How To Protect Yourself From Hackers

Michael James, Computer Repair Technician says, “It will ask you to
send them three hundred dollars and they'll make it go away. Now obviously if
the FBI really had anything on you they'd be coming in with a search
warrant.”

Michael James is a
computer repair technician and he says his phone has been ringing off the hook
to repair computers infected with the latest “FBI” virus.

It's called
“scam ware” or “ransom ware” and it's designed to lock you
out of your computer and demand hundreds of dollars from you.

Michael McWhirk is a
certified ethical hacker and that means he's one of the good guys.

He says the best way to
prevent hacking is staying up to date.

Michael McWhirk, Certified
Ethical Hacker says, “Always use secure
passwords, make them complex and long. I would never reuse the same password
from multiple sites. Try and have a different password for every site. Make
sure your anti virus software is up to date.”

But what about the newer
cars with computers inside them? Are they vulnerable, too?

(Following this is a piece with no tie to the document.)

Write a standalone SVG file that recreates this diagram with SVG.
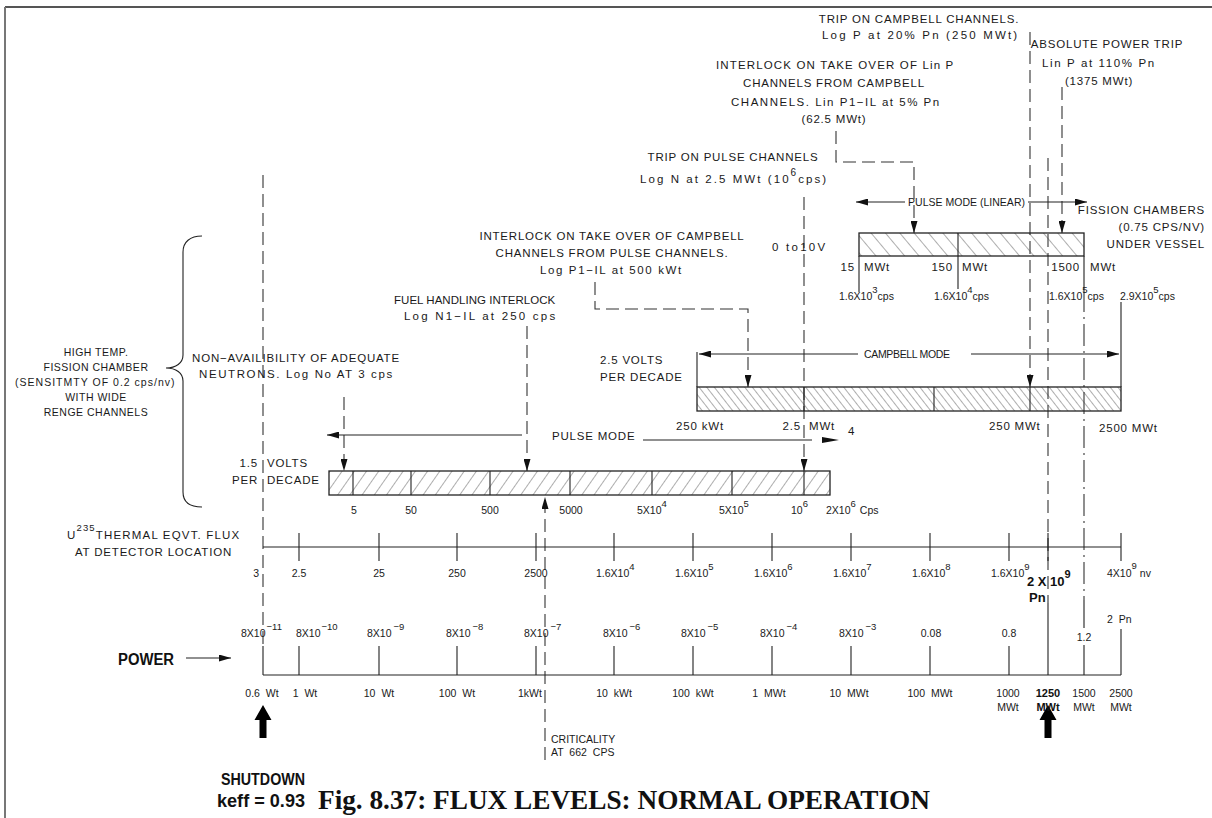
<svg xmlns="http://www.w3.org/2000/svg" width="1212" height="818" viewBox="0 0 1212 818">
<style>
.t{font-family:"Liberation Sans",Arial,sans-serif;font-size:11.5px;letter-spacing:0.8px;fill:#1a1a1a}
.sm{font-size:10.5px;letter-spacing:0.5px}
.md{font-size:10.5px;letter-spacing:0px}
.ax{font-family:"Liberation Sans",Arial,sans-serif;font-size:10.5px;fill:#1a1a1a}
.sup{font-size:9.5px}
.bd{font-family:"Liberation Sans",Arial,sans-serif;font-weight:bold;fill:#111}
.ln{stroke:#222;stroke-width:1.1;fill:none}
.dash{stroke:#333;stroke-width:1.1;fill:none;stroke-dasharray:13 6}
.dd{stroke:#333;stroke-width:1.1;fill:none;stroke-dasharray:22 5 2 5}
.bar{stroke:#222;stroke-width:1.3}
.mid{text-anchor:middle}
.end{text-anchor:end}
</style>
<defs>
<marker id="ah" markerUnits="userSpaceOnUse" markerWidth="12" markerHeight="7" refX="12" refY="3.5" orient="auto"><path d="M0,0 L12,3.5 L0,7 z" fill="#111"/></marker>
<pattern id="hp" width="10" height="10" patternUnits="userSpaceOnUse" patternTransform="rotate(35)"><line x1="0" y1="0" x2="0" y2="10" stroke="#333" stroke-width="0.8"/></pattern>
<pattern id="hc" width="6" height="6" patternUnits="userSpaceOnUse" patternTransform="rotate(-38)"><line x1="0" y1="0" x2="0" y2="6" stroke="#333" stroke-width="0.8"/></pattern>
<pattern id="hl" width="11" height="11" patternUnits="userSpaceOnUse" patternTransform="rotate(-40)"><line x1="0" y1="0" x2="0" y2="11" stroke="#333" stroke-width="0.8"/></pattern>
</defs>
<rect width="1212" height="818" fill="#fff"/>
<g id="frame"><line x1="5" y1="7" x2="1212" y2="7" stroke="#555" stroke-width="2"/><line x1="5" y1="7" x2="5" y2="818" stroke="#777" stroke-width="2"/></g>

<g id="connectors">
<path class="dash" d="M263,175 V646"/>
<path class="dash" d="M545,760 V497" marker-end="url(#ah)"/>
<path class="dash" d="M344,397 V471" marker-end="url(#ah)"/>
<path class="dash" d="M527,326 V471" marker-end="url(#ah)"/>
<path class="dash" d="M804,197 V471" marker-end="url(#ah)"/>
<path class="dash" d="M595,282 V309 H748 V387" marker-end="url(#ah)"/>
<path class="dash" d="M836,131 V162 H914 V233" marker-end="url(#ah)"/>
<path class="dash" d="M1030,32 V387" marker-end="url(#ah)"/>
<path class="dash" d="M1062,87 V233" marker-end="url(#ah)"/>
<path class="dash" d="M1048,158 V603"/>
<path class="dd" d="M1084,290 V600"/>
<path class="ln" d="M905,202 H856" marker-end="url(#ah)"/>
<path class="ln" d="M1028,202 H1087" marker-end="url(#ah)"/>
<path class="ln" d="M858,354 H699" marker-end="url(#ah)"/>
<path class="ln" d="M971,354 H1119" marker-end="url(#ah)"/>
<path class="ln" d="M522,435 H327" marker-end="url(#ah)"/>
<path class="ln" d="M643,440 H812"/>
<path d="M822,437 L839,440 L822,443 z" fill="#111"/>
<path class="ln" d="M186,658 H231" marker-end="url(#ah)"/>
<path class="ln" d="M697,352 V387 M1121,302 V387 M859,256 V292 M958,256 V289 M1084,256 V290"/>
<path d="M202,236 C190,236 183,242 183,252 L183,355 C183,363 176,368 166,368 C176,368 183,373 183,381 L183,492 C183,502 190,507 202,507" class="ln"/>
<path d="M263,705 L271.5,720 L266.5,720 L266.5,738 L259.5,738 L259.5,720 L254.5,720 z" fill="#000"/>
<path d="M1048,705 L1056.5,720 L1051.5,720 L1051.5,738 L1044.5,738 L1044.5,720 L1039.5,720 z" fill="#000"/>
</g>

<g id="linear-bar">
<rect x="859" y="233" width="225" height="23" fill="url(#hl)" class="bar"/>
<line x1="958" y1="233" x2="958" y2="256" class="ln"/>
</g>
<g id="campbell-bar">
<rect x="697" y="387" width="424" height="24" fill="url(#hc)" class="bar"/>
<path class="ln" d="M804,387 V411 M934,387 V411 M1030,387 V411"/>
</g>
<g id="pulse-bar">
<rect x="329" y="471" width="501" height="24" fill="url(#hp)" class="bar"/>
<path class="ln" d="M353,471 V495 M411,471 V495 M490,471 V495 M570,471 V495 M652,471 V495 M732,471 V495 M804,471 V495"/>
</g>

<g id="flux-axis">
<path class="ln" d="M263,547 H1121 M299,533 V561 M379,533 V561 M457,533 V561 M536,533 V561 M614,533 V561 M693,533 V561 M772,533 V561 M851,533 V561 M930,533 V561 M1009,533 V561 M1048,533 V561 M1121,533 V561"/>
<text class="ax end" x="259" y="577">3</text>
<text class="ax mid" x="299" y="577">2.5</text>
<text class="ax mid" x="379" y="577">25</text>
<text class="ax mid" x="457" y="577">250</text>
<text class="ax mid" x="536" y="577">2500</text>
<text class="ax" x="596" y="577">1.6X10<tspan class="sup" dy="-7">4</tspan></text>
<text class="ax" x="675" y="577">1.6X10<tspan class="sup" dy="-7">5</tspan></text>
<text class="ax" x="754" y="577">1.6X10<tspan class="sup" dy="-7">6</tspan></text>
<text class="ax" x="833" y="577">1.6X10<tspan class="sup" dy="-7">7</tspan></text>
<text class="ax" x="912" y="577">1.6X10<tspan class="sup" dy="-7">8</tspan></text>
<text class="ax" x="991" y="577">1.6X10<tspan class="sup" dy="-7">9</tspan></text>
<text class="ax" x="1107" y="577">4X10<tspan class="sup" dy="-8">9</tspan><tspan dy="8" dx="3">nv</tspan></text>
<text class="bd" font-size="13" x="1027" y="586">2 X 10<tspan font-size="11" dy="-8">9</tspan></text>
<text class="bd" font-size="13" x="1029" y="602">Pn</text>
</g>
<g id="flux-title">
<text class="t" x="67" y="539" textLength="173">U<tspan font-size="9.5" dy="-8">235</tspan><tspan dy="8">THERMAL EQVT. FLUX</tspan></text>
<text class="t" x="75" y="556" textLength="157">AT DETECTOR LOCATION</text>
</g>

<g id="power-axis">
<path class="ln" d="M263,675 H1121 M263,646 V675 M299,646 V675 M379,646 V675 M457,646 V675 M536,646 V675 M614,646 V675 M693,646 V675 M772,646 V675 M851,646 V675 M930,646 V675 M1009,646 V675 M1048,603 V675 M1084,600 V628 M1084,645 V675 M1121,629 V675"/>
<text class="ax" x="241" y="637">8X10<tspan class="sup" dx="1" dy="-7">−11</tspan></text>
<text class="ax" x="296" y="637">8X10<tspan class="sup" dx="1" dy="-7">−10</tspan></text>
<text class="ax" x="367" y="637">8X10<tspan class="sup" dx="2" dy="-7">−9</tspan></text>
<text class="ax" x="446" y="637">8X10<tspan class="sup" dx="2" dy="-7">−8</tspan></text>
<text class="ax" x="524" y="637">8X10<tspan class="sup" dx="2" dy="-7">−7</tspan></text>
<text class="ax" x="603" y="637">8X10<tspan class="sup" dx="2" dy="-7">−6</tspan></text>
<text class="ax" x="681" y="637">8X10<tspan class="sup" dx="2" dy="-7">−5</tspan></text>
<text class="ax" x="760" y="637">8X10<tspan class="sup" dx="2" dy="-7">−4</tspan></text>
<text class="ax" x="839" y="637">8X10<tspan class="sup" dx="2" dy="-7">−3</tspan></text>
<text class="ax mid" x="931" y="637">0.08</text>
<text class="ax mid" x="1009" y="637">0.8</text>
<text class="ax mid" x="1084" y="641">1.2</text>
<text class="ax" x="1107" y="623" word-spacing="3">2 Pn</text>
<g word-spacing="3">
<text class="ax mid" x="262" y="697">0.6 Wt</text>
<text class="ax mid" x="305" y="697">1 Wt</text>
<text class="ax mid" x="379" y="697">10 Wt</text>
<text class="ax mid" x="457" y="697">100 Wt</text>
<text class="ax mid" x="530" y="697">1kWt</text>
<text class="ax mid" x="614" y="697">10 kWt</text>
<text class="ax mid" x="693" y="697">100 kWt</text>
<text class="ax mid" x="769" y="697">1 MWt</text>
<text class="ax mid" x="849" y="697">10 MWt</text>
<text class="ax mid" x="930" y="697">100 MWt</text>
</g>
<text class="ax mid" x="1008" y="697">1000</text><text class="ax mid" x="1008" y="711">MWt</text>
<text class="bd mid" font-size="11" x="1048" y="697">1250</text><text class="bd mid" font-size="11" x="1048" y="711">MWt</text>
<text class="ax mid" x="1084" y="697">1500</text><text class="ax mid" x="1084" y="711">MWt</text>
<text class="ax mid" x="1121" y="697">2500</text><text class="ax mid" x="1121" y="711">MWt</text>
</g>
<g id="power-label"><text class="bd" font-size="16" x="118" y="665" textLength="56" lengthAdjust="spacingAndGlyphs">POWER</text></g>

<g id="trip-campbell">
<text class="t mid" x="919" y="23">TRIP ON CAMPBELL CHANNELS.</text>
<text class="t" x="822" y="39" textLength="196">Log P at 20% Pn (250 MWt)</text>
</g>
<g id="abs-power-trip">
<text class="t mid" x="1107" y="48">ABSOLUTE POWER TRIP</text>
<text class="t" x="1042" y="67" textLength="113">Lin P at 110% Pn</text>
<text class="t mid" x="1099" y="85">(1375 MWt)</text>
</g>
<g id="interlock-linp">
<text class="t" x="716" y="69" textLength="238">INTERLOCK ON TAKE OVER OF Lin P</text>
<text class="t mid" x="834" y="87">CHANNELS FROM CAMPBELL</text>
<text class="t" x="731" y="106" textLength="209">CHANNELS. Lin P1−IL at 5% Pn</text>
<text class="t mid" x="834" y="123">(62.5 MWt)</text>
</g>
<g id="trip-pulse">
<text class="t mid" x="733" y="161">TRIP ON PULSE CHANNELS</text>
<text class="t" x="640" y="183" textLength="187">Log N at 2.5 MWt (10<tspan font-size="10" dy="-7">6</tspan><tspan dy="7">cps)</tspan></text>
</g>
<g id="pulse-linear">
<text class="t md" x="908" y="206" textLength="117">PULSE MODE (LINEAR)</text>
<text class="t end" x="1205" y="214">FISSION CHAMBERS</text>
<text class="t end" x="1205" y="231">(0.75 CPS/NV)</text>
<text class="t end" x="1205" y="248">UNDER VESSEL</text>
<text class="t" x="772" y="251" textLength="54">0 to10V</text>
<text class="t end" x="855" y="271">15</text><text class="t" x="864" y="271">MWt</text>
<text class="t end" x="953" y="271">150</text><text class="t" x="962" y="271">MWt</text>
<text class="t end" x="1080" y="271">1500</text><text class="t" x="1090" y="271">MWt</text>
<text class="ax" x="839" y="300">1.6X10<tspan class="sup" dy="-7">3</tspan><tspan dy="7">cps</tspan></text>
<text class="ax" x="934" y="300">1.6X10<tspan class="sup" dy="-7">4</tspan><tspan dy="7">cps</tspan></text>
<text class="ax" x="1049" y="300">1.6X10<tspan class="sup" dy="-7">5</tspan><tspan dy="7">cps</tspan></text>
<text class="ax" x="1120" y="300">2.9X10<tspan class="sup" dy="-7">5</tspan><tspan dy="7">cps</tspan></text>
</g>
<g id="interlock-campbell">
<text class="t mid" x="612" y="240">INTERLOCK ON TAKE OVER OF CAMPBELL</text>
<text class="t mid" x="612" y="257">CHANNELS FROM PULSE CHANNELS.</text>
<text class="t" x="540" y="274" textLength="142">Log P1−IL at 500 kWt</text>
</g>
<g id="campbell-mode">
<text class="t md" x="864" y="358" textLength="86">CAMPBELL MODE</text>
<text class="t" x="600" y="364">2.5 VOLTS</text>
<text class="t" x="600" y="381">PER DECADE</text>
<text class="t mid" x="700" y="430">250 kWt</text>
<text class="t end" x="801" y="430">2.5</text><text class="t" x="809" y="430">MWt</text>
<text class="t" x="989" y="430">250 MWt</text>
<text class="t" x="1099" y="432">2500 MWt</text>
</g>
<g id="fuel-handling">
<text class="t" x="394" y="304" textLength="162">FUEL HANDLING INTERLOCK</text>
<text class="t" x="404" y="320" textLength="152">Log N1−IL at 250 cps</text>
</g>
<g id="non-availability">
<text class="t mid" x="296" y="362">NON−AVAILIBILITY OF ADEQUATE</text>
<text class="t" x="199" y="378" textLength="194">NEUTRONS. Log No AT 3 cps</text>
</g>
<g id="fission-chamber">
<text class="t sm mid" x="96" y="356">HIGH TEMP.</text>
<text class="t sm mid" x="96" y="371">FISSION CHAMBER</text>
<text class="t sm" x="15" y="386" textLength="160">(SENSITMTY OF 0.2 cps/nv)</text>
<text class="t sm mid" x="96" y="401">WITH WIDE</text>
<text class="t sm mid" x="96" y="416">RENGE CHANNELS</text>
</g>
<g id="pulse-mode">
<text class="t end" x="258" y="467">1.5</text><text class="t" x="267" y="467">VOLTS</text>
<text class="t end" x="258" y="484">PER</text><text class="t" x="267" y="484">DECADE</text>
<text class="t" x="552" y="440">PULSE MODE</text>
<text class="t" x="848" y="435">4</text>
<text class="ax mid" x="354" y="514">5</text>
<text class="ax mid" x="411" y="514">50</text>
<text class="ax mid" x="490" y="514">500</text>
<text class="ax mid" x="571" y="514">5000</text>
<text class="ax" x="637" y="514">5X10<tspan class="sup" dy="-7">4</tspan></text>
<text class="ax" x="719" y="514">5X10<tspan class="sup" dy="-7">5</tspan></text>
<text class="ax" x="791" y="514">10<tspan class="sup" dy="-7">6</tspan></text>
<text class="ax" x="826" y="514">2X10<tspan class="sup" dy="-7">6</tspan><tspan dx="4" dy="7">Cps</tspan></text>
</g>
<g id="criticality">
<text class="ax" font-size="10" x="551" y="743">CRITICALITY</text>
<text class="ax" font-size="10" x="551" y="756" word-spacing="3">AT 662 CPS</text>
</g>
<g id="shutdown">
<text class="bd mid" font-size="17" x="263" y="785" textLength="84" lengthAdjust="spacingAndGlyphs">SHUTDOWN</text>
<text class="bd mid" font-size="19" x="261" y="807" textLength="88" lengthAdjust="spacingAndGlyphs">keff = 0.93</text>
</g>
<g id="title">
<text x="318" y="809" font-family="'Liberation Serif','Times New Roman',serif" font-weight="bold" font-size="27" textLength="612" lengthAdjust="spacingAndGlyphs" fill="#111">Fig. 8.37:  FLUX LEVELS: NORMAL OPERATION</text>
</g>
</svg>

Michael McWhirk, Certified
Ethical Hacker says, “If hackers have
physical access to the onboard control unit, then, yeah, they could take
control of the car, they could disable the breaks, disable power
steering.”

McWhirk says the technology
is not there yet for hackers to *remotely* take over your car.

Michael McWhirk, Certified
Ethical Hacker says, “People don't need to
worry that they're driving down the street and all of the sudden their breaks
aren't going to work because of a hacker.”

Bottom line, James says to
treat your computers like you do your home. Lock them up.

Michael James, Computer Repair Technician says, “It's like leaving
your house and leaving all of your doors wide open. You wouldn't do that. You
would lock it and make sure it's secure before you leave to go somewhere.”

Reporting in Augusta,
meteorologist Jason Nappi, WJBF, News Channel 6.